▶ What is needed
Print verbatim the opening line of the material and every subsequent line through the one containing "reference_temp = [1480] * 100".

▶ Supplied material
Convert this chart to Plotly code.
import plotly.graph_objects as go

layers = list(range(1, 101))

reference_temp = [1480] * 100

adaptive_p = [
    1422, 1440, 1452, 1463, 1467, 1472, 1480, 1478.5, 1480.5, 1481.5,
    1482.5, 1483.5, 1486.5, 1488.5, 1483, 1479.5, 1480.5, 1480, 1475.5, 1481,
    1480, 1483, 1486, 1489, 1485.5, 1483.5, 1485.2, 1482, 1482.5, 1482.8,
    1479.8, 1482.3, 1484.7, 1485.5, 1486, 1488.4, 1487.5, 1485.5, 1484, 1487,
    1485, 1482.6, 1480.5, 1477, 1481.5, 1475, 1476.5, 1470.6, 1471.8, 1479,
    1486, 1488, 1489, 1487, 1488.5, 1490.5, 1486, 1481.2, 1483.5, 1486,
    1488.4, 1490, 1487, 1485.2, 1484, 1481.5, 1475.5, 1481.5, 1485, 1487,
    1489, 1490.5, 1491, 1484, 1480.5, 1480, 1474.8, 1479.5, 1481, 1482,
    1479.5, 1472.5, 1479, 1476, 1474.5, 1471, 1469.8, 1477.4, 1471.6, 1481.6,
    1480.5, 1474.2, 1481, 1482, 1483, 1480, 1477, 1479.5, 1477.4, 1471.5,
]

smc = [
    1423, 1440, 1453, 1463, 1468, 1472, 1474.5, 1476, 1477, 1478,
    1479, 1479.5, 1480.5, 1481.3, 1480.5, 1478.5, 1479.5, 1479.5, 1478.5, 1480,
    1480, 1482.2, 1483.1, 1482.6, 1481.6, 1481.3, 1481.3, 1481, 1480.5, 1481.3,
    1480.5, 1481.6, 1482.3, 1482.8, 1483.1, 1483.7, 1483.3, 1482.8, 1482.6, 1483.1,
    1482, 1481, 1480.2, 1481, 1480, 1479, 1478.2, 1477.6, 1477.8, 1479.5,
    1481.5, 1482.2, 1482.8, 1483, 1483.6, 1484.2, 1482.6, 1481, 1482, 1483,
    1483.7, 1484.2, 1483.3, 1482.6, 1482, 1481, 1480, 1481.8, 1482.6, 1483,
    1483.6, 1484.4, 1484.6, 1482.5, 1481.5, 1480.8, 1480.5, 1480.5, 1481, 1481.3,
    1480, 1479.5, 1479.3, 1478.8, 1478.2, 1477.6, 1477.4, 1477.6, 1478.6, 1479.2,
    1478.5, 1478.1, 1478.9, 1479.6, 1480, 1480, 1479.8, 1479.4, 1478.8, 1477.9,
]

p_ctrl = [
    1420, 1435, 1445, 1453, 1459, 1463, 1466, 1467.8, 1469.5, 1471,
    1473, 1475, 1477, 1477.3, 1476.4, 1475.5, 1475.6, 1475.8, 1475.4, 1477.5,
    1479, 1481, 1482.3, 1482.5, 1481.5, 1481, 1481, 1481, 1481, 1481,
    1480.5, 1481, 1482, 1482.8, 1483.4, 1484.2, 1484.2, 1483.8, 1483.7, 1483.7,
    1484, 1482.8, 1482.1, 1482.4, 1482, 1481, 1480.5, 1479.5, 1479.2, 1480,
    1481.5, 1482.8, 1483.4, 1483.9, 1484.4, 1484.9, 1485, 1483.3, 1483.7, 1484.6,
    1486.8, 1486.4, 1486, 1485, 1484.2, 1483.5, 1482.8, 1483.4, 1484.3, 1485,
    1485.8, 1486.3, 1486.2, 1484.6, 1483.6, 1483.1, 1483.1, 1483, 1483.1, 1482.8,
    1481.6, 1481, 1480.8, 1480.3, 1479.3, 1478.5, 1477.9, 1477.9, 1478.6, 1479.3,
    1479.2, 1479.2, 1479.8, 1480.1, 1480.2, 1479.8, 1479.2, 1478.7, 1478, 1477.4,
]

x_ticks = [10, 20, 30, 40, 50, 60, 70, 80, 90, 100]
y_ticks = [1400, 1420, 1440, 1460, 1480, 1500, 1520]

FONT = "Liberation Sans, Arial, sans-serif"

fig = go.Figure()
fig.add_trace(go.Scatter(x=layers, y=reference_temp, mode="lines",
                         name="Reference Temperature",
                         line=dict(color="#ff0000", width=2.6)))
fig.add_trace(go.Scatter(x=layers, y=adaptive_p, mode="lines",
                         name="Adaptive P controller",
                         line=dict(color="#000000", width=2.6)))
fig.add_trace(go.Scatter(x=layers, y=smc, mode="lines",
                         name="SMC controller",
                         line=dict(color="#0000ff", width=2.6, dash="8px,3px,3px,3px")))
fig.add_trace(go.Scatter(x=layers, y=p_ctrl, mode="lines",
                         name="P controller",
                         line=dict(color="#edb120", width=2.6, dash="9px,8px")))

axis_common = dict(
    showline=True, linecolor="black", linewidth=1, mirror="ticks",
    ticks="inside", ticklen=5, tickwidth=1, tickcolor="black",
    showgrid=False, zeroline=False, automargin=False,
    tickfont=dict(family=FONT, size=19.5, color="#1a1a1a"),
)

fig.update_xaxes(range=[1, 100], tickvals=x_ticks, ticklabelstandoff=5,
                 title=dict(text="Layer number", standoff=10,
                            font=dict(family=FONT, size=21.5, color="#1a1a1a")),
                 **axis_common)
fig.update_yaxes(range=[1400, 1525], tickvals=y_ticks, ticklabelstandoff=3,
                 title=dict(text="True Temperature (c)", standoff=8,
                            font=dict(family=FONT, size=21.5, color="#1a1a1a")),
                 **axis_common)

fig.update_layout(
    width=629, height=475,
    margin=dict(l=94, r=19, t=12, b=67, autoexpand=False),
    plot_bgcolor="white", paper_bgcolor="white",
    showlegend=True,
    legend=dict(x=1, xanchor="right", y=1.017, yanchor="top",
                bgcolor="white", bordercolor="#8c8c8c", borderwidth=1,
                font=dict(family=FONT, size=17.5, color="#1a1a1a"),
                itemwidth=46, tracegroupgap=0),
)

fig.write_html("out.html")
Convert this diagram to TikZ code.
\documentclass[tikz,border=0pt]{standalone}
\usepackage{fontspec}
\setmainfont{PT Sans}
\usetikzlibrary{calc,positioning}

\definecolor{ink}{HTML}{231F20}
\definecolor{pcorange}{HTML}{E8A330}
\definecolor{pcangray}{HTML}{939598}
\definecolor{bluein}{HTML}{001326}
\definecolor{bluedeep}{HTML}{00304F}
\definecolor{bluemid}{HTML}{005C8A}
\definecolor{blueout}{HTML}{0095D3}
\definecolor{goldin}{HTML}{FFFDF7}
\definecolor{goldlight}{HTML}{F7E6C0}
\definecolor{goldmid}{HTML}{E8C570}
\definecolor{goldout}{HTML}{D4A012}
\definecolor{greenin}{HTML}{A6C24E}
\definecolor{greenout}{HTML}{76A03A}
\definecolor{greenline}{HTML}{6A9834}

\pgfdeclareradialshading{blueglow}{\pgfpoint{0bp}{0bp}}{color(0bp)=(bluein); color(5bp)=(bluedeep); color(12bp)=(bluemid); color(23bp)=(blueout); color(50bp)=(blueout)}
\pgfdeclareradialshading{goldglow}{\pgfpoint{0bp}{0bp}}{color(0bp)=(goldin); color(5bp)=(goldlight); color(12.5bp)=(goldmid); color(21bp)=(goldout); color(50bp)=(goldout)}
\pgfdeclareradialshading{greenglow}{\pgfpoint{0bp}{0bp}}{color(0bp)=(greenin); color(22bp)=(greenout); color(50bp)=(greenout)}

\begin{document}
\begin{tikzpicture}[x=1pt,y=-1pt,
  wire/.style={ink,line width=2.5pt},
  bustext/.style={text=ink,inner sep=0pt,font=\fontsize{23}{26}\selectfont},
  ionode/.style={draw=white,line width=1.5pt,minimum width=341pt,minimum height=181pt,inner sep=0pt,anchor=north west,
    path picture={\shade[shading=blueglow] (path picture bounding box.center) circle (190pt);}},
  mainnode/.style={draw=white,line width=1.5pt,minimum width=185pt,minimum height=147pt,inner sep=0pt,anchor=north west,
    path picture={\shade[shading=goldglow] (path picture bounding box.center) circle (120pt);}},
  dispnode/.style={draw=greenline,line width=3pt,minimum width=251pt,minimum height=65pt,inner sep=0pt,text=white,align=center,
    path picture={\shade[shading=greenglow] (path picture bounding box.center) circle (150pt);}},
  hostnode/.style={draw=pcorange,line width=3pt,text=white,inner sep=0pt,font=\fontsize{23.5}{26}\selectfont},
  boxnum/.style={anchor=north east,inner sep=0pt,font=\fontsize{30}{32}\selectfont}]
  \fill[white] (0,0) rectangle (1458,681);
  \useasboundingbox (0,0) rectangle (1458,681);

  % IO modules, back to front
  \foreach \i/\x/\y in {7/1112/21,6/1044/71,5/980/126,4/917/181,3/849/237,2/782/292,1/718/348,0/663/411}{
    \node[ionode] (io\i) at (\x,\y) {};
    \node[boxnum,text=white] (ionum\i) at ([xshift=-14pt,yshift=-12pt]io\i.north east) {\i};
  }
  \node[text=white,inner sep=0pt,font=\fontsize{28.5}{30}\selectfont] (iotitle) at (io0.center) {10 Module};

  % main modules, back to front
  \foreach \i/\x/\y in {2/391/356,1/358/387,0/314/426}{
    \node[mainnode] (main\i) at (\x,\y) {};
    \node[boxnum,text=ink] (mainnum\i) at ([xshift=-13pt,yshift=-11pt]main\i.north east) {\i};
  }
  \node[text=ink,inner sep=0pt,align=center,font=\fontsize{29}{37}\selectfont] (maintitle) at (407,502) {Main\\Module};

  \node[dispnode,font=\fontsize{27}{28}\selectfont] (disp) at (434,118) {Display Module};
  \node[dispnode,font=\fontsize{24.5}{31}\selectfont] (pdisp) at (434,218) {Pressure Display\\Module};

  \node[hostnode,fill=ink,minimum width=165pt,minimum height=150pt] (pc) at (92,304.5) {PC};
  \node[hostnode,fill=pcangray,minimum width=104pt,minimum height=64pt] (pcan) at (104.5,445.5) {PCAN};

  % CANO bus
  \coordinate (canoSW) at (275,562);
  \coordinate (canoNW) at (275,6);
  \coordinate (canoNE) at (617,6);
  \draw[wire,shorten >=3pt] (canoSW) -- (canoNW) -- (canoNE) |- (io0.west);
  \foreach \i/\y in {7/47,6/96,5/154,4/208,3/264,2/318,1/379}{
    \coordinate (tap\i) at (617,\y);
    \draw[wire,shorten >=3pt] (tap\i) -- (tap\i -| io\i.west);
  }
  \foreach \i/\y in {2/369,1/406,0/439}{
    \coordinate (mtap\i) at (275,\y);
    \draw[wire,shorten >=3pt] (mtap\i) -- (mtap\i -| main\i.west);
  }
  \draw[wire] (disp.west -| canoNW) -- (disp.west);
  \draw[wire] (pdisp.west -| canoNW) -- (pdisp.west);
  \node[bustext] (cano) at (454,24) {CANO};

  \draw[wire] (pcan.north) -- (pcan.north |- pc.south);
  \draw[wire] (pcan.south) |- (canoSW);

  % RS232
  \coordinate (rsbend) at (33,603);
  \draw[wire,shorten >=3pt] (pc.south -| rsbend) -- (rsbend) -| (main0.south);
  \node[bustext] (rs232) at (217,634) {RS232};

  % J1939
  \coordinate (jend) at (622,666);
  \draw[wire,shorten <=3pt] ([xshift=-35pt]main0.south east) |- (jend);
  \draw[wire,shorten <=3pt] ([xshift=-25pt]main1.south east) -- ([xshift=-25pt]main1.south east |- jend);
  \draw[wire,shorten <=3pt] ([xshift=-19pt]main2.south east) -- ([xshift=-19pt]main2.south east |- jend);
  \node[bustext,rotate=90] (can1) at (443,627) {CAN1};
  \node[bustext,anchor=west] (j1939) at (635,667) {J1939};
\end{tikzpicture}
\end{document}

▶ Exercise result
Convert this chart to Plotly code.
import plotly.graph_objects as go

layers = list(range(1, 101))

reference_temp = [1480] * 100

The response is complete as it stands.